I wrote a Perl program that does it using Palm::PDB.pm, but I want to turn it into a servlet for a GWT app.
The jSyncManager project at http://www.jsyncmanager.org/ is under the LGPL and includes classes to read and write PDB files -- look in jSyncManager/API/Protocol/Util/DLPDatabase.java in its source code. It looks like the core code you need from this could be isolated from the rest of the library with a little effort.
There are a few ways that you can go about this;
Easiest but slowest: Find a perl-> java bridge. This will not be quick, but it will work and it should involve the least amount of work.
Find a C++/C# implementation that you have the source to and convert it (this should be the fastest solution)
Find a Java reader ... there seems to be a few listed under google... however I do not have any experience with these.
Depending on what your intended usage is, you might look into writing a simple reader yourself.
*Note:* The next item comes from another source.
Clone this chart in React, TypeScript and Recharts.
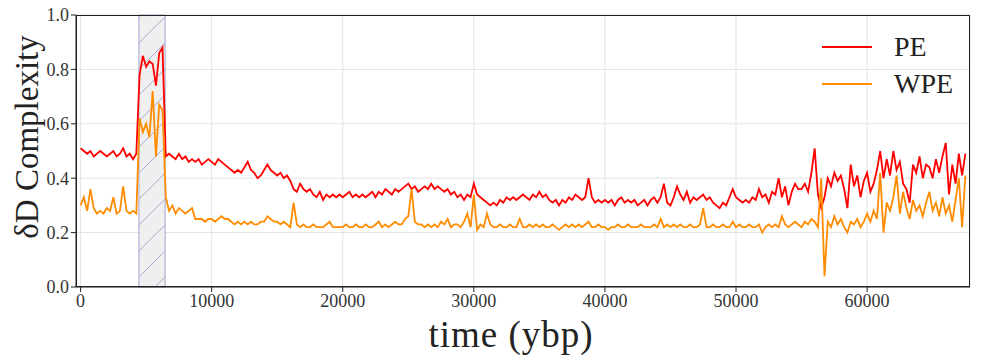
import React from 'react';
import {
  LineChart,
  Line,
  XAxis,
  YAxis,
  CartesianGrid,
  ReferenceArea,
} from 'recharts';

const STEP = 250;

const peValues = [
  0.51, 0.50, 0.49, 0.50, 0.48, 0.49, 0.50, 0.49, 0.48, 0.49, 0.50, 0.48, 0.49, 0.51, 0.48, 0.49, 0.47, 0.49, 0.78, 0.85,
  0.81, 0.83, 0.82, 0.74, 0.86, 0.88, 0.48, 0.49, 0.48, 0.47, 0.49, 0.47, 0.48, 0.46, 0.47, 0.46, 0.47, 0.45, 0.46, 0.47,
  0.46, 0.45, 0.47, 0.46, 0.45, 0.44, 0.43, 0.42, 0.43, 0.42, 0.44, 0.46, 0.43, 0.42, 0.40, 0.41, 0.43, 0.45, 0.43, 0.42,
  0.41, 0.42, 0.40, 0.41, 0.39, 0.36, 0.35, 0.38, 0.36, 0.35, 0.36, 0.34, 0.33, 0.35, 0.32, 0.34, 0.33, 0.34, 0.33, 0.34,
  0.33, 0.34, 0.35, 0.33, 0.34, 0.33, 0.34, 0.33, 0.34, 0.35, 0.33, 0.35, 0.34, 0.36, 0.35, 0.34, 0.36, 0.35, 0.36, 0.37,
  0.38, 0.36, 0.37, 0.35, 0.36, 0.37, 0.36, 0.38, 0.36, 0.37, 0.36, 0.35, 0.36, 0.34, 0.35, 0.33, 0.34, 0.32, 0.34, 0.33,
  0.38, 0.34, 0.33, 0.32, 0.31, 0.30, 0.31, 0.30, 0.32, 0.31, 0.33, 0.32, 0.33, 0.32, 0.33, 0.34, 0.33, 0.32, 0.34, 0.33,
  0.35, 0.33, 0.34, 0.32, 0.31, 0.32, 0.30, 0.32, 0.31, 0.33, 0.32, 0.34, 0.33, 0.32, 0.33, 0.40, 0.33, 0.31, 0.32, 0.31,
  0.32, 0.31, 0.32, 0.30, 0.32, 0.33, 0.31, 0.32, 0.31, 0.32, 0.30, 0.31, 0.32, 0.30, 0.32, 0.33, 0.31, 0.33, 0.38, 0.31,
  0.30, 0.33, 0.37, 0.34, 0.32, 0.35, 0.31, 0.33, 0.32, 0.33, 0.34, 0.32, 0.33, 0.31, 0.30, 0.29, 0.31, 0.30, 0.33, 0.36,
  0.33, 0.32, 0.31, 0.32, 0.31, 0.33, 0.32, 0.36, 0.33, 0.34, 0.31, 0.35, 0.34, 0.40, 0.33, 0.37, 0.30, 0.35, 0.38, 0.36,
  0.36, 0.38, 0.35, 0.42, 0.51, 0.34, 0.29, 0.33, 0.40, 0.37, 0.42, 0.39, 0.41, 0.36, 0.29, 0.45, 0.37, 0.41, 0.33, 0.39,
  0.42, 0.35, 0.38, 0.43, 0.50, 0.40, 0.47, 0.41, 0.50, 0.43, 0.46, 0.38, 0.36, 0.31, 0.45, 0.42, 0.48, 0.40, 0.45, 0.44,
  0.40, 0.47, 0.42, 0.48, 0.53, 0.34, 0.45, 0.38, 0.49, 0.41, 0.49,
];

const wpeValues = [
  0.30, 0.33, 0.28, 0.36, 0.29, 0.27, 0.28, 0.27, 0.29, 0.28, 0.33, 0.27, 0.28, 0.37, 0.28, 0.27, 0.28, 0.27, 0.62, 0.57,
  0.60, 0.55, 0.72, 0.48, 0.67, 0.65, 0.33, 0.28, 0.30, 0.27, 0.29, 0.28, 0.27, 0.28, 0.29, 0.25, 0.25, 0.25, 0.24, 0.25,
  0.25, 0.24, 0.25, 0.26, 0.25, 0.25, 0.24, 0.23, 0.24, 0.23, 0.24, 0.23, 0.24, 0.23, 0.23, 0.24, 0.24, 0.26, 0.25, 0.24,
  0.24, 0.23, 0.24, 0.23, 0.22, 0.31, 0.23, 0.22, 0.23, 0.22, 0.22, 0.23, 0.22, 0.22, 0.22, 0.23, 0.24, 0.22, 0.22, 0.22,
  0.22, 0.23, 0.22, 0.22, 0.23, 0.22, 0.22, 0.23, 0.22, 0.22, 0.23, 0.24, 0.22, 0.23, 0.22, 0.23, 0.24, 0.23, 0.23, 0.25,
  0.26, 0.36, 0.24, 0.23, 0.23, 0.22, 0.23, 0.22, 0.23, 0.22, 0.24, 0.23, 0.25, 0.22, 0.23, 0.23, 0.22, 0.24, 0.27, 0.22,
  0.34, 0.21, 0.23, 0.22, 0.27, 0.23, 0.22, 0.22, 0.23, 0.22, 0.22, 0.23, 0.22, 0.22, 0.25, 0.22, 0.22, 0.23, 0.22, 0.23,
  0.22, 0.23, 0.22, 0.22, 0.23, 0.22, 0.21, 0.22, 0.23, 0.22, 0.23, 0.22, 0.23, 0.22, 0.23, 0.24, 0.22, 0.22, 0.23, 0.22,
  0.22, 0.21, 0.22, 0.22, 0.23, 0.22, 0.22, 0.23, 0.22, 0.22, 0.22, 0.23, 0.22, 0.22, 0.22, 0.23, 0.22, 0.25, 0.22, 0.23,
  0.22, 0.23, 0.22, 0.23, 0.22, 0.22, 0.23, 0.22, 0.22, 0.23, 0.29, 0.22, 0.22, 0.23, 0.22, 0.22, 0.23, 0.22, 0.22, 0.24,
  0.22, 0.23, 0.22, 0.22, 0.23, 0.22, 0.22, 0.23, 0.20, 0.22, 0.23, 0.22, 0.23, 0.22, 0.26, 0.23, 0.22, 0.23, 0.24, 0.23,
  0.22, 0.24, 0.23, 0.25, 0.24, 0.22, 0.40, 0.04, 0.24, 0.22, 0.26, 0.23, 0.25, 0.22, 0.20, 0.24, 0.23, 0.25, 0.22, 0.24,
  0.27, 0.24, 0.28, 0.25, 0.42, 0.20, 0.31, 0.28, 0.33, 0.41, 0.27, 0.35, 0.29, 0.25, 0.32, 0.28, 0.30, 0.26, 0.31, 0.35,
  0.28, 0.31, 0.26, 0.33, 0.27, 0.30, 0.24, 0.32, 0.40, 0.22, 0.41,
];

const xTicks = [0, 10000, 20000, 30000, 40000, 50000, 60000];
const yTicks = [0, 0.2, 0.4, 0.6, 0.8, 1.0];
const shaded = [4450, 6450];
const series = [
  { key: 'pe', name: 'PE', color: '#ff0000' },
  { key: 'wpe', name: 'WPE', color: '#ff8c00' },
];

const data = peValues.map((pe, i) => ({ t: i * STEP, pe, wpe: wpeValues[i] }));

const FONT = '"Liberation Serif", "DejaVu Serif", serif';

export default function App() {
  return (
    <div style={{ position: 'absolute', left: 0, top: 0, width: 982, height: 361, background: '#fff' }}>
      <LineChart width={982} height={361} data={data} margin={{ top: 15, right: 12, left: 0, bottom: 0 }}>
        <defs>
          <pattern id="hatch" width="26" height="26" patternUnits="userSpaceOnUse">
            <rect width="26" height="26" fill="#efefef" />
            <line x1="0" y1="26" x2="26" y2="0" stroke="#a4a4d0" strokeWidth="0.9" />
          </pattern>
        </defs>
        <CartesianGrid stroke="#e3e3e3" strokeWidth={1} />
        <ReferenceArea
          x1={shaded[0]}
          x2={shaded[1]}
          y1={0}
          y2={1}
          fill="url(#hatch)"
          fillOpacity={1}
          stroke="#a4a4d0"
          strokeWidth={1}
        />
        <XAxis
          dataKey="t"
          type="number"
          domain={[-350, 67850]}
          ticks={xTicks}
          allowDataOverflow
          height={74}
          tickSize={5}
          stroke="#222"
          tick={{ fontFamily: FONT, fontSize: 18, fill: '#333' }}
          label={{ value: 'time (ybp)', position: 'insideBottom', offset: 14, dx: -12, style: { fontFamily: FONT, fontSize: 37, fill: '#222', letterSpacing: 1 } }}
        />
        <YAxis
          type="number"
          domain={[0, 1]}
          ticks={yTicks}
          width={76}
          tickSize={5}
          stroke="#222"
          tickFormatter={(v: number) => v.toFixed(1)}
          tick={{ fontFamily: FONT, fontSize: 18, fill: '#333' }}
          label={{ value: 'δD Complexity', angle: -90, position: 'insideLeft', offset: 26, dy: -14, style: { fontFamily: FONT, fontSize: 33, fill: '#222', textAnchor: 'middle' } }}
        />
        {series.map((s) => (
          <Line
            key={s.key}
            dataKey={s.key}
            name={s.name}
            stroke={s.color}
            strokeWidth={1.8}
            dot={false}
            isAnimationActive={false}
          />
        ))}
      </LineChart>
      <div
        style={{
          position: 'absolute',
          left: 76,
          top: 15,
          width: 894,
          height: 272,
          border: '1.2px solid #222',
          boxSizing: 'border-box',
          pointerEvents: 'none',
        }}
      />
      <div style={{ position: 'absolute', left: 822, top: 28, fontFamily: FONT, fontSize: 28, color: '#222' }}>
        {series.map((s) => (
          <div key={s.key} style={{ display: 'flex', alignItems: 'center', height: 37 }}>
            <div style={{ width: 50, height: 2, background: s.color, marginRight: 22 }} />
            <span>{s.name}</span>
          </div>
        ))}
      </div>
    </div>
  );
}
The format is pretty simple and you only need to handle a couple of simple fields to parse it.
Basically there is a header for the entire file which has a 2 byte integer at the end which specifies the number of record. So just skip your way through the bytes for all the other fields in the header and then read the last field which is the number of records in the file. Be aware that the PDB format writes integers with most significant byte first.
Following this, there will be a record header for each record, the first field of which is the actual offset into the file for the record itself. Again, be aware of the byte order.
So, now you have the offsets into the file for each record in the file, which should make it very easy to read the actual records as long as you know the format of these for the type of PDB file you are trying to read.
Wikipedia has a nice overview of the header formats.
Maybe JPilot can help? They must have a lot of Java code dealing with Palm OS data.